INFORMATION PROVIDED:
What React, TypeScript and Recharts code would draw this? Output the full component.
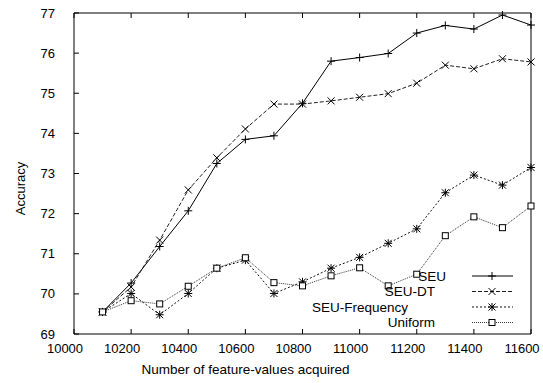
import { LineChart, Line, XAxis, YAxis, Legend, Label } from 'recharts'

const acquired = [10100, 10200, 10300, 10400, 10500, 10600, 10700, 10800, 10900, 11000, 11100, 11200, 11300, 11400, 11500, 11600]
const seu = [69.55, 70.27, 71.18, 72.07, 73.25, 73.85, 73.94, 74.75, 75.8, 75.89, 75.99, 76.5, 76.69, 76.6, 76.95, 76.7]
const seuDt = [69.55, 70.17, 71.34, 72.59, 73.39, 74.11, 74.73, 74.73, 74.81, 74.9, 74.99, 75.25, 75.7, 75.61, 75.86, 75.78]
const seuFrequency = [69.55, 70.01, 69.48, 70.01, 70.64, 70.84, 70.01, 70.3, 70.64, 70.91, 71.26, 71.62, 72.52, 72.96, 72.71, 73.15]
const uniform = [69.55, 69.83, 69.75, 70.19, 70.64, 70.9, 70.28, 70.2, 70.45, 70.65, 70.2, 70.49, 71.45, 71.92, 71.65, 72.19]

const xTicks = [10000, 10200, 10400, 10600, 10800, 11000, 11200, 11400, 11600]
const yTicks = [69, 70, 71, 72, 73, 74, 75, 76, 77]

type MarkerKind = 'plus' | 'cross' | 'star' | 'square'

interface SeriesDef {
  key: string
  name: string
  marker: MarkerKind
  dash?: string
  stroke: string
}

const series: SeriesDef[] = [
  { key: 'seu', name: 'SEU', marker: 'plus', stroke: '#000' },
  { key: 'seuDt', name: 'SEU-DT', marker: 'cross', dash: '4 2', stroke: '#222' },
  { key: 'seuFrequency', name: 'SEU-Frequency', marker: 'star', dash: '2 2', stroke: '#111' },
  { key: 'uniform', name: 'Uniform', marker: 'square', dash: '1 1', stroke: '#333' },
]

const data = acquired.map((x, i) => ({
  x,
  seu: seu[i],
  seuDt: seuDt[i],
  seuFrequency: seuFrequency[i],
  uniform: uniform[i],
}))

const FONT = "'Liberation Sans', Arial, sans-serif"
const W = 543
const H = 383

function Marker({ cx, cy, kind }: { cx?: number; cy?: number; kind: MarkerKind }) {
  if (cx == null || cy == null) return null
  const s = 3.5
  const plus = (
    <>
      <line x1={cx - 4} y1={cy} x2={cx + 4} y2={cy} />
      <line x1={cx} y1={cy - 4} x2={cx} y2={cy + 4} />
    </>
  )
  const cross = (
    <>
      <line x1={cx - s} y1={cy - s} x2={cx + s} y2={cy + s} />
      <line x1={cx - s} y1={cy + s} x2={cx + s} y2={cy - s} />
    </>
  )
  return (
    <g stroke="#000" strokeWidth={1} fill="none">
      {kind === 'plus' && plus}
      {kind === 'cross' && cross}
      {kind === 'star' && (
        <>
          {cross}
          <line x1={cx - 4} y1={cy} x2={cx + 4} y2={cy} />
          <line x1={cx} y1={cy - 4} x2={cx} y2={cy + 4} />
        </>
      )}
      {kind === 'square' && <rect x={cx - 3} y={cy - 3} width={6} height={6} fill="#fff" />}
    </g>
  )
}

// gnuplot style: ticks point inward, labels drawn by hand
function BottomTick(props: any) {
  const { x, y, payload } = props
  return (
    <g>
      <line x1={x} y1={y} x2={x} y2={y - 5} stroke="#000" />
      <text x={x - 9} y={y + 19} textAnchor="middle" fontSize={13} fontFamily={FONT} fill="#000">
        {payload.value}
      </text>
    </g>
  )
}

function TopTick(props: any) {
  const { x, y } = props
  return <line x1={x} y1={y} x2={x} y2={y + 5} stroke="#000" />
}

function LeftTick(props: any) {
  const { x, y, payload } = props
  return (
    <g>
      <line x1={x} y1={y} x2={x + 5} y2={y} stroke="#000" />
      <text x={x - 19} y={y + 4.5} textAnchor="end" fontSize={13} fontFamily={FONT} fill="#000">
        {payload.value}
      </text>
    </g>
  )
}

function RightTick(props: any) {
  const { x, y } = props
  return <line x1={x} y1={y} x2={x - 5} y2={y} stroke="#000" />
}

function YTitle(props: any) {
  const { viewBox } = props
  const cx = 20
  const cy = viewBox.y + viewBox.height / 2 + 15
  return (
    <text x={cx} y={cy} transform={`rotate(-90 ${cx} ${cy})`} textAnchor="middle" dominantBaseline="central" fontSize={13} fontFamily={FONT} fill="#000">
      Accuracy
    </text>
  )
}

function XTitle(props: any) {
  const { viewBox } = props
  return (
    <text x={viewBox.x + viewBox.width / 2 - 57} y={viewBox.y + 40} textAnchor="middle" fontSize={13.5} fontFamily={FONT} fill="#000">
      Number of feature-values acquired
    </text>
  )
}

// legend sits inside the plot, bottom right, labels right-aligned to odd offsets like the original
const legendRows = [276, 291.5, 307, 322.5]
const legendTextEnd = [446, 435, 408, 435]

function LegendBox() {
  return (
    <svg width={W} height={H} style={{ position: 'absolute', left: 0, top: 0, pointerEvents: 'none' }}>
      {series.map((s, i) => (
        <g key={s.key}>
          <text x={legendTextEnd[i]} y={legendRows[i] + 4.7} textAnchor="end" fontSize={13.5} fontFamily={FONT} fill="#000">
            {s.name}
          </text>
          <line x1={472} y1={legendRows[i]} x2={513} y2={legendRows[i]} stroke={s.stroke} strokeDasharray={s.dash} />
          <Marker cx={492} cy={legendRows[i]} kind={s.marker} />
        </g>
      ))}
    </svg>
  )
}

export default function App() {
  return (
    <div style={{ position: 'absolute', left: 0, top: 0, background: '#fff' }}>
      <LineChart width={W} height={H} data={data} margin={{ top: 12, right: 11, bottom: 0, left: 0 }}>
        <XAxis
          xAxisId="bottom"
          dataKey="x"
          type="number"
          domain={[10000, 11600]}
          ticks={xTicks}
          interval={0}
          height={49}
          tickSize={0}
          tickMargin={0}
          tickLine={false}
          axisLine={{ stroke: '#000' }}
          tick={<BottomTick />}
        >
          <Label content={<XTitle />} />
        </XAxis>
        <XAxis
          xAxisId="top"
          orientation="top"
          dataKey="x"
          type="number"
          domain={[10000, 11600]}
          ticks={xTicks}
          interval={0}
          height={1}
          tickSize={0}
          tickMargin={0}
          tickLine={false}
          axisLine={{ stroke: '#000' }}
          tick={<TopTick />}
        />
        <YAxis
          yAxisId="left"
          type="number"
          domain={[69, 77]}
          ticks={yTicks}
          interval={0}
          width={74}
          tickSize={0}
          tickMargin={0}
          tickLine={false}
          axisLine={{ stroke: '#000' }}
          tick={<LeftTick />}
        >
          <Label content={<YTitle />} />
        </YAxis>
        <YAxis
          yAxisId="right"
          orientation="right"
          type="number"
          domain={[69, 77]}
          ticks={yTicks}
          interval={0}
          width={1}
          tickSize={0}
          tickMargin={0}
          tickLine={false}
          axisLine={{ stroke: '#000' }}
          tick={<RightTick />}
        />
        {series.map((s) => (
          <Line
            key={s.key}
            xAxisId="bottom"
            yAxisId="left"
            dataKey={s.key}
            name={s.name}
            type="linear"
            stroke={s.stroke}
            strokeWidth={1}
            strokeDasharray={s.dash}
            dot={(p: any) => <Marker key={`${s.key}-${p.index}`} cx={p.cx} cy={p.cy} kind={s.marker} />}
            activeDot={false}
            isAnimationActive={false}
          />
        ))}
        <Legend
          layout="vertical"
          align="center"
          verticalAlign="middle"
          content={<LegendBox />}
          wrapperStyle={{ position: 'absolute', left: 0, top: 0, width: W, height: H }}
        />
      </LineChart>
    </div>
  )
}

DO THIS: Reproduce all of the data exactly; the pictures do not belong in the copy.

TASK SOLUTION:
What React, TypeScript and Recharts code would draw this? Output the full component.
import { LineChart, Line, XAxis, YAxis, Legend, Label } from 'recharts'

const acquired = [10100, 10200, 10300, 10400, 10500, 10600, 10700, 10800, 10900, 11000, 11100, 11200, 11300, 11400, 11500, 11600]
const seu = [69.55, 70.27, 71.18, 72.07, 73.25, 73.85, 73.94, 74.75, 75.8, 75.89, 75.99, 76.5, 76.69, 76.6, 76.95, 76.7]
const seuDt = [69.55, 70.17, 71.34, 72.59, 73.39, 74.11, 74.73, 74.73, 74.81, 74.9, 74.99, 75.25, 75.7, 75.61, 75.86, 75.78]
const seuFrequency = [69.55, 70.01, 69.48, 70.01, 70.64, 70.84, 70.01, 70.3, 70.64, 70.91, 71.26, 71.62, 72.52, 72.96, 72.71, 73.15]
const uniform = [69.55, 69.83, 69.75, 70.19, 70.64, 70.9, 70.28, 70.2, 70.45, 70.65, 70.2, 70.49, 71.45, 71.92, 71.65, 72.19]

const xTicks = [10000, 10200, 10400, 10600, 10800, 11000, 11200, 11400, 11600]
const yTicks = [69, 70, 71, 72, 73, 74, 75, 76, 77]

type MarkerKind = 'plus' | 'cross' | 'star' | 'square'

interface SeriesDef {
  key: string
  name: string
  marker: MarkerKind
  dash?: string
  stroke: string
}

const series: SeriesDef[] = [
  { key: 'seu', name: 'SEU', marker: 'plus', stroke: '#000' },
  { key: 'seuDt', name: 'SEU-DT', marker: 'cross', dash: '4 2', stroke: '#222' },
  { key: 'seuFrequency', name: 'SEU-Frequency', marker: 'star', dash: '2 2', stroke: '#111' },
  { key: 'uniform', name: 'Uniform', marker: 'square', dash: '1 1', stroke: '#333' },
]

const data = acquired.map((x, i) => ({
  x,
  seu: seu[i],
  seuDt: seuDt[i],
  seuFrequency: seuFrequency[i],
  uniform: uniform[i],
}))

const FONT = "'Liberation Sans', Arial, sans-serif"
const W = 543
const H = 383

function Marker({ cx, cy, kind }: { cx?: number; cy?: number; kind: MarkerKind }) {
  if (cx == null || cy == null) return null
  const s = 3.5
  const plus = (
    <>
      <line x1={cx - 4} y1={cy} x2={cx + 4} y2={cy} />
      <line x1={cx} y1={cy - 4} x2={cx} y2={cy + 4} />
    </>
  )
  const cross = (
    <>
      <line x1={cx - s} y1={cy - s} x2={cx + s} y2={cy + s} />
      <line x1={cx - s} y1={cy + s} x2={cx + s} y2={cy - s} />
    </>
  )
  return (
    <g stroke="#000" strokeWidth={1} fill="none">
      {kind === 'plus' && plus}
      {kind === 'cross' && cross}
      {kind === 'star' && (
        <>
          {cross}
          <line x1={cx - 4} y1={cy} x2={cx + 4} y2={cy} />
          <line x1={cx} y1={cy - 4} x2={cx} y2={cy + 4} />
        </>
      )}
      {kind === 'square' && <rect x={cx - 3} y={cy - 3} width={6} height={6} fill="#fff" />}
    </g>
  )
}

// gnuplot style: ticks point inward, labels drawn by hand
function BottomTick(props: any) {
  const { x, y, payload } = props
  return (
    <g>
      <line x1={x} y1={y} x2={x} y2={y - 5} stroke="#000" />
      <text x={x - 9} y={y + 19} textAnchor="middle" fontSize={13} fontFamily={FONT} fill="#000">
        {payload.value}
      </text>
    </g>
  )
}

function TopTick(props: any) {
  const { x, y } = props
  return <line x1={x} y1={y} x2={x} y2={y + 5} stroke="#000" />
}

function LeftTick(props: any) {
  const { x, y, payload } = props
  return (
    <g>
      <line x1={x} y1={y} x2={x + 5} y2={y} stroke="#000" />
      <text x={x - 19} y={y + 4.5} textAnchor="end" fontSize={13} fontFamily={FONT} fill="#000">
        {payload.value}
      </text>
    </g>
  )
}

function RightTick(props: any) {
  const { x, y } = props
  return <line x1={x} y1={y} x2={x - 5} y2={y} stroke="#000" />
}

function YTitle(props: any) {
  const { viewBox } = props
  const cx = 20
  const cy = viewBox.y + viewBox.height / 2 + 15
  return (
    <text x={cx} y={cy} transform={`rotate(-90 ${cx} ${cy})`} textAnchor="middle" dominantBaseline="central" fontSize={13} fontFamily={FONT} fill="#000">
      Accuracy
    </text>
  )
}

function XTitle(props: any) {
  const { viewBox } = props
  return (
    <text x={viewBox.x + viewBox.width / 2 - 57} y={viewBox.y + 40} textAnchor="middle" fontSize={13.5} fontFamily={FONT} fill="#000">
      Number of feature-values acquired
    </text>
  )
}

// legend sits inside the plot, bottom right, labels right-aligned to odd offsets like the original
const legendRows = [276, 291.5, 307, 322.5]
const legendTextEnd = [446, 435, 408, 435]

function LegendBox() {
  return (
    <svg width={W} height={H} style={{ position: 'absolute', left: 0, top: 0, pointerEvents: 'none' }}>
      {series.map((s, i) => (
        <g key={s.key}>
          <text x={legendTextEnd[i]} y={legendRows[i] + 4.7} textAnchor="end" fontSize={13.5} fontFamily={FONT} fill="#000">
            {s.name}
          </text>
          <line x1={472} y1={legendRows[i]} x2={513} y2={legendRows[i]} stroke={s.stroke} strokeDasharray={s.dash} />
          <Marker cx={492} cy={legendRows[i]} kind={s.marker} />
        </g>
      ))}
    </svg>
  )
}

export default function App() {
  return (
    <div style={{ position: 'absolute', left: 0, top: 0, background: '#fff' }}>
      <LineChart width={W} height={H} data={data} margin={{ top: 12, right: 11, bottom: 0, left: 0 }}>
        <XAxis
          xAxisId="bottom"
          dataKey="x"
          type="number"
          domain={[10000, 11600]}
          ticks={xTicks}
          interval={0}
          height={49}
          tickSize={0}
          tickMargin={0}
          tickLine={false}
          axisLine={{ stroke: '#000' }}
          tick={<BottomTick />}
        >
          <Label content={<XTitle />} />
        </XAxis>
        <XAxis
          xAxisId="top"
          orientation="top"
          dataKey="x"
          type="number"
          domain={[10000, 11600]}
          ticks={xTicks}
          interval={0}
          height={1}
          tickSize={0}
          tickMargin={0}
          tickLine={false}
          axisLine={{ stroke: '#000' }}
          tick={<TopTick />}
        />
        <YAxis
          yAxisId="left"
          type="number"
          domain={[69, 77]}
          ticks={yTicks}
          interval={0}
          width={74}
          tickSize={0}
          tickMargin={0}
          tickLine={false}
          axisLine={{ stroke: '#000' }}
          tick={<LeftTick />}
        >
          <Label content={<YTitle />} />
        </YAxis>
        <YAxis
          yAxisId="right"
          orientation="right"
          type="number"
          domain={[69, 77]}
          ticks={yTicks}
          interval={0}
          width={1}
          tickSize={0}
          tickMargin={0}
          tickLine={false}
          axisLine={{ stroke: '#000' }}
          tick={<RightTick />}
        />
        {series.map((s) => (
          <Line
            key={s.key}
            xAxisId="bottom"
            yAxisId="left"
            dataKey={s.key}
            name={s.name}
            type="linear"
            stroke={s.stroke}
            strokeWidth={1}
            strokeDasharray={s.dash}
            dot={(p: any) => <Marker key={`${s.key}-${p.index}`} cx={p.cx} cy={p.cy} kind={s.marker} />}
            activeDot={false}
            isAnimationActive={false}
          />
        ))}
        <Legend
          layout="vertical"
          align="center"
          verticalAlign="middle"
          content={<LegendBox />}
          wrapperStyle={{ position: 'absolute', left: 0, top: 0, width: W, height: H }}
        />
      </LineChart>
    </div>
  )
}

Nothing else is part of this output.